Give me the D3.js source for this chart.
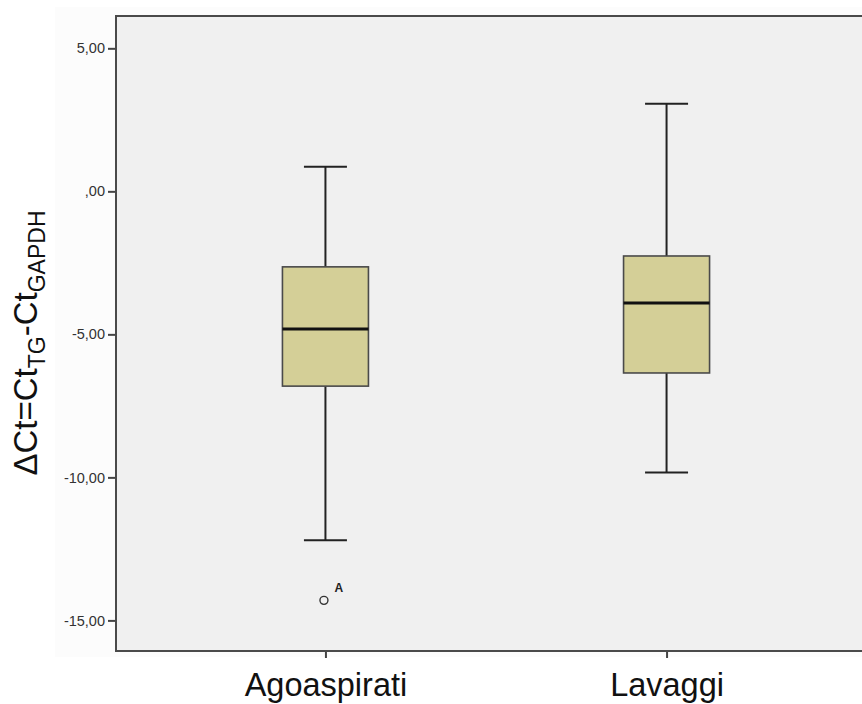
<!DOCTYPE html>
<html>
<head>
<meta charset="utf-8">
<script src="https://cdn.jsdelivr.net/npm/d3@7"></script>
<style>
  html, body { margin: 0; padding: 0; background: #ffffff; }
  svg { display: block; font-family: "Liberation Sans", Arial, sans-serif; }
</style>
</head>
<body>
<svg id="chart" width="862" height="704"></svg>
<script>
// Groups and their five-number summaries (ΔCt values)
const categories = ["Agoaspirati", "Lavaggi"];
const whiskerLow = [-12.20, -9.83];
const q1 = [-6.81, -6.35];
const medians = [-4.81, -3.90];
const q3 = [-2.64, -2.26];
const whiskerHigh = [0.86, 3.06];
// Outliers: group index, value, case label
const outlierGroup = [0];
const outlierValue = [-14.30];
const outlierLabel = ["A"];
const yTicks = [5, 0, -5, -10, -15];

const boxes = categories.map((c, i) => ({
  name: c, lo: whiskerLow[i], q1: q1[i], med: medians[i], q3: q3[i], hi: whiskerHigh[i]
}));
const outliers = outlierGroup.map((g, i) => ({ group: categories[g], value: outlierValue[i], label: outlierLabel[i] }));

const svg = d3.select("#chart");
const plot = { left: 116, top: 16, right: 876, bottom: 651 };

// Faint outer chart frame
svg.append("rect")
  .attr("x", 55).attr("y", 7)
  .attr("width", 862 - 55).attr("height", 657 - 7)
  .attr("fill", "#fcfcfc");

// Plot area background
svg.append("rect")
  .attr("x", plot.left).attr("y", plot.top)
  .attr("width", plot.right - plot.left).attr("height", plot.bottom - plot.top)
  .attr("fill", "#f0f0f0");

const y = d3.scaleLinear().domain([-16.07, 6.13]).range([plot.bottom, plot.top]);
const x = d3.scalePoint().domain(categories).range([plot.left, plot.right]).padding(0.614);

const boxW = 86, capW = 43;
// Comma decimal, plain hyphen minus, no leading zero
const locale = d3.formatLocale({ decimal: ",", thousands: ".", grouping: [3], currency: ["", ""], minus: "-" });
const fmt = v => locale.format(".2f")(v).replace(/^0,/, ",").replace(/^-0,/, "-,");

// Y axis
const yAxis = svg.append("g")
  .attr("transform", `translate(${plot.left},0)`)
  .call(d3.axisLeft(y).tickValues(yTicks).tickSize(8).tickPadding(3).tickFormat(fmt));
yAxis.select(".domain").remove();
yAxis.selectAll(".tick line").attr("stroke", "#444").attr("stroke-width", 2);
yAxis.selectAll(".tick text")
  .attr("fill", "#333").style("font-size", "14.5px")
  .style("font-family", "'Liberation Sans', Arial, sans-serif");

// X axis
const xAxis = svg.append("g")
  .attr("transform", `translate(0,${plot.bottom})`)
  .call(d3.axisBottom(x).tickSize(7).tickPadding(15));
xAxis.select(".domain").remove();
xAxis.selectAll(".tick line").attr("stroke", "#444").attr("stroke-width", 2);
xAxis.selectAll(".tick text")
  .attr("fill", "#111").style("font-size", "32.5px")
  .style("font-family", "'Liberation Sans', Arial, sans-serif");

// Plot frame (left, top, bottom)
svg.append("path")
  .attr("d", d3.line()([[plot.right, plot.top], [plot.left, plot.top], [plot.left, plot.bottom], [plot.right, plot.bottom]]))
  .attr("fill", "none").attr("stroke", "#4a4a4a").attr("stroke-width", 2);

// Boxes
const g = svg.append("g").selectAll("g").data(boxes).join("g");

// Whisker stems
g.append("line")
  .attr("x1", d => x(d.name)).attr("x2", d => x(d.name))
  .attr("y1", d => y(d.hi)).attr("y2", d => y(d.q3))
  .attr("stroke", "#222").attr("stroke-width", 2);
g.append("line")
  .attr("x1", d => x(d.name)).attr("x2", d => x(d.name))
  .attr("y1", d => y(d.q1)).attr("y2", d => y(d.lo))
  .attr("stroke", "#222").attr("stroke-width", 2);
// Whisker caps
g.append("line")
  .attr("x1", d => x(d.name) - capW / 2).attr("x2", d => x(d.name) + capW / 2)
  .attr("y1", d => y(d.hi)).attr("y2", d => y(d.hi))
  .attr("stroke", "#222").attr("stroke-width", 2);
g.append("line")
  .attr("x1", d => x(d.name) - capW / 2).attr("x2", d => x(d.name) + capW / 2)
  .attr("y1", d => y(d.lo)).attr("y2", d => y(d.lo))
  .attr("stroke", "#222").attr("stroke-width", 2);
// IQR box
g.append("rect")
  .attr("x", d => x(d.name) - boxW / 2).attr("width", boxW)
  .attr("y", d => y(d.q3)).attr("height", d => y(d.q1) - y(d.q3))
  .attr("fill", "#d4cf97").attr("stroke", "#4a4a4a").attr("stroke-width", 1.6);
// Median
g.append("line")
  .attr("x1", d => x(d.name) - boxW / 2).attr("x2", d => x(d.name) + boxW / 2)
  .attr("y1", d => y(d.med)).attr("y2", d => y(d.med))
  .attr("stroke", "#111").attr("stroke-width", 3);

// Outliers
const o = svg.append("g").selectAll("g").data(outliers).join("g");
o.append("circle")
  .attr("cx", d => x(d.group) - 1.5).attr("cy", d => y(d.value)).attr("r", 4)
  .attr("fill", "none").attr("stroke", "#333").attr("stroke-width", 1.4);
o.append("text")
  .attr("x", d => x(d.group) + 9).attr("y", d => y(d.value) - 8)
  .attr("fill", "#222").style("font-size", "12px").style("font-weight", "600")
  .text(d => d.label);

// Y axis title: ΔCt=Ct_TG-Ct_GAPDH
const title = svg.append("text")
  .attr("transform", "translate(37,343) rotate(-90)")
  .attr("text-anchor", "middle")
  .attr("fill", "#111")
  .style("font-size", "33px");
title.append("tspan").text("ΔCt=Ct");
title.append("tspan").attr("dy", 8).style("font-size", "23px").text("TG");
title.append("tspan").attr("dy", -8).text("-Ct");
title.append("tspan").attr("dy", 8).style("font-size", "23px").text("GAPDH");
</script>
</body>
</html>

#####

**EXERCISE BRIEF:** Please write out all of the material above without changing a word, and omit any pictures.

**RIGHT ANSWER:**
Give me the D3.js source for this chart.
<!DOCTYPE html>
<html>
<head>
<meta charset="utf-8">
<script src="https://cdn.jsdelivr.net/npm/d3@7"></script>
<style>
  html, body { margin: 0; padding: 0; background: #ffffff; }
  svg { display: block; font-family: "Liberation Sans", Arial, sans-serif; }
</style>
</head>
<body>
<svg id="chart" width="862" height="704"></svg>
<script>
// Groups and their five-number summaries (ΔCt values)
const categories = ["Agoaspirati", "Lavaggi"];
const whiskerLow = [-12.20, -9.83];
const q1 = [-6.81, -6.35];
const medians = [-4.81, -3.90];
const q3 = [-2.64, -2.26];
const whiskerHigh = [0.86, 3.06];
// Outliers: group index, value, case label
const outlierGroup = [0];
const outlierValue = [-14.30];
const outlierLabel = ["A"];
const yTicks = [5, 0, -5, -10, -15];

const boxes = categories.map((c, i) => ({
  name: c, lo: whiskerLow[i], q1: q1[i], med: medians[i], q3: q3[i], hi: whiskerHigh[i]
}));
const outliers = outlierGroup.map((g, i) => ({ group: categories[g], value: outlierValue[i], label: outlierLabel[i] }));

const svg = d3.select("#chart");
const plot = { left: 116, top: 16, right: 876, bottom: 651 };

// Faint outer chart frame
svg.append("rect")
  .attr("x", 55).attr("y", 7)
  .attr("width", 862 - 55).attr("height", 657 - 7)
  .attr("fill", "#fcfcfc");

// Plot area background
svg.append("rect")
  .attr("x", plot.left).attr("y", plot.top)
  .attr("width", plot.right - plot.left).attr("height", plot.bottom - plot.top)
  .attr("fill", "#f0f0f0");

const y = d3.scaleLinear().domain([-16.07, 6.13]).range([plot.bottom, plot.top]);
const x = d3.scalePoint().domain(categories).range([plot.left, plot.right]).padding(0.614);

const boxW = 86, capW = 43;
// Comma decimal, plain hyphen minus, no leading zero
const locale = d3.formatLocale({ decimal: ",", thousands: ".", grouping: [3], currency: ["", ""], minus: "-" });
const fmt = v => locale.format(".2f")(v).replace(/^0,/, ",").replace(/^-0,/, "-,");

// Y axis
const yAxis = svg.append("g")
  .attr("transform", `translate(${plot.left},0)`)
  .call(d3.axisLeft(y).tickValues(yTicks).tickSize(8).tickPadding(3).tickFormat(fmt));
yAxis.select(".domain").remove();
yAxis.selectAll(".tick line").attr("stroke", "#444").attr("stroke-width", 2);
yAxis.selectAll(".tick text")
  .attr("fill", "#333").style("font-size", "14.5px")
  .style("font-family", "'Liberation Sans', Arial, sans-serif");

// X axis
const xAxis = svg.append("g")
  .attr("transform", `translate(0,${plot.bottom})`)
  .call(d3.axisBottom(x).tickSize(7).tickPadding(15));
xAxis.select(".domain").remove();
xAxis.selectAll(".tick line").attr("stroke", "#444").attr("stroke-width", 2);
xAxis.selectAll(".tick text")
  .attr("fill", "#111").style("font-size", "32.5px")
  .style("font-family", "'Liberation Sans', Arial, sans-serif");

// Plot frame (left, top, bottom)
svg.append("path")
  .attr("d", d3.line()([[plot.right, plot.top], [plot.left, plot.top], [plot.left, plot.bottom], [plot.right, plot.bottom]]))
  .attr("fill", "none").attr("stroke", "#4a4a4a").attr("stroke-width", 2);

// Boxes
const g = svg.append("g").selectAll("g").data(boxes).join("g");

// Whisker stems
g.append("line")
  .attr("x1", d => x(d.name)).attr("x2", d => x(d.name))
  .attr("y1", d => y(d.hi)).attr("y2", d => y(d.q3))
  .attr("stroke", "#222").attr("stroke-width", 2);
g.append("line")
  .attr("x1", d => x(d.name)).attr("x2", d => x(d.name))
  .attr("y1", d => y(d.q1)).attr("y2", d => y(d.lo))
  .attr("stroke", "#222").attr("stroke-width", 2);
// Whisker caps
g.append("line")
  .attr("x1", d => x(d.name) - capW / 2).attr("x2", d => x(d.name) + capW / 2)
  .attr("y1", d => y(d.hi)).attr("y2", d => y(d.hi))
  .attr("stroke", "#222").attr("stroke-width", 2);
g.append("line")
  .attr("x1", d => x(d.name) - capW / 2).attr("x2", d => x(d.name) + capW / 2)
  .attr("y1", d => y(d.lo)).attr("y2", d => y(d.lo))
  .attr("stroke", "#222").attr("stroke-width", 2);
// IQR box
g.append("rect")
  .attr("x", d => x(d.name) - boxW / 2).attr("width", boxW)
  .attr("y", d => y(d.q3)).attr("height", d => y(d.q1) - y(d.q3))
  .attr("fill", "#d4cf97").attr("stroke", "#4a4a4a").attr("stroke-width", 1.6);
// Median
g.append("line")
  .attr("x1", d => x(d.name) - boxW / 2).attr("x2", d => x(d.name) + boxW / 2)
  .attr("y1", d => y(d.med)).attr("y2", d => y(d.med))
  .attr("stroke", "#111").attr("stroke-width", 3);

// Outliers
const o = svg.append("g").selectAll("g").data(outliers).join("g");
o.append("circle")
  .attr("cx", d => x(d.group) - 1.5).attr("cy", d => y(d.value)).attr("r", 4)
  .attr("fill", "none").attr("stroke", "#333").attr("stroke-width", 1.4);
o.append("text")
  .attr("x", d => x(d.group) + 9).attr("y", d => y(d.value) - 8)
  .attr("fill", "#222").style("font-size", "12px").style("font-weight", "600")
  .text(d => d.label);

// Y axis title: ΔCt=Ct_TG-Ct_GAPDH
const title = svg.append("text")
  .attr("transform", "translate(37,343) rotate(-90)")
  .attr("text-anchor", "middle")
  .attr("fill", "#111")
  .style("font-size", "33px");
title.append("tspan").text("ΔCt=Ct");
title.append("tspan").attr("dy", 8).style("font-size", "23px").text("TG");
title.append("tspan").attr("dy", -8).text("-Ct");
title.append("tspan").attr("dy", 8).style("font-size", "23px").text("GAPDH");
</script>
</body>
</html>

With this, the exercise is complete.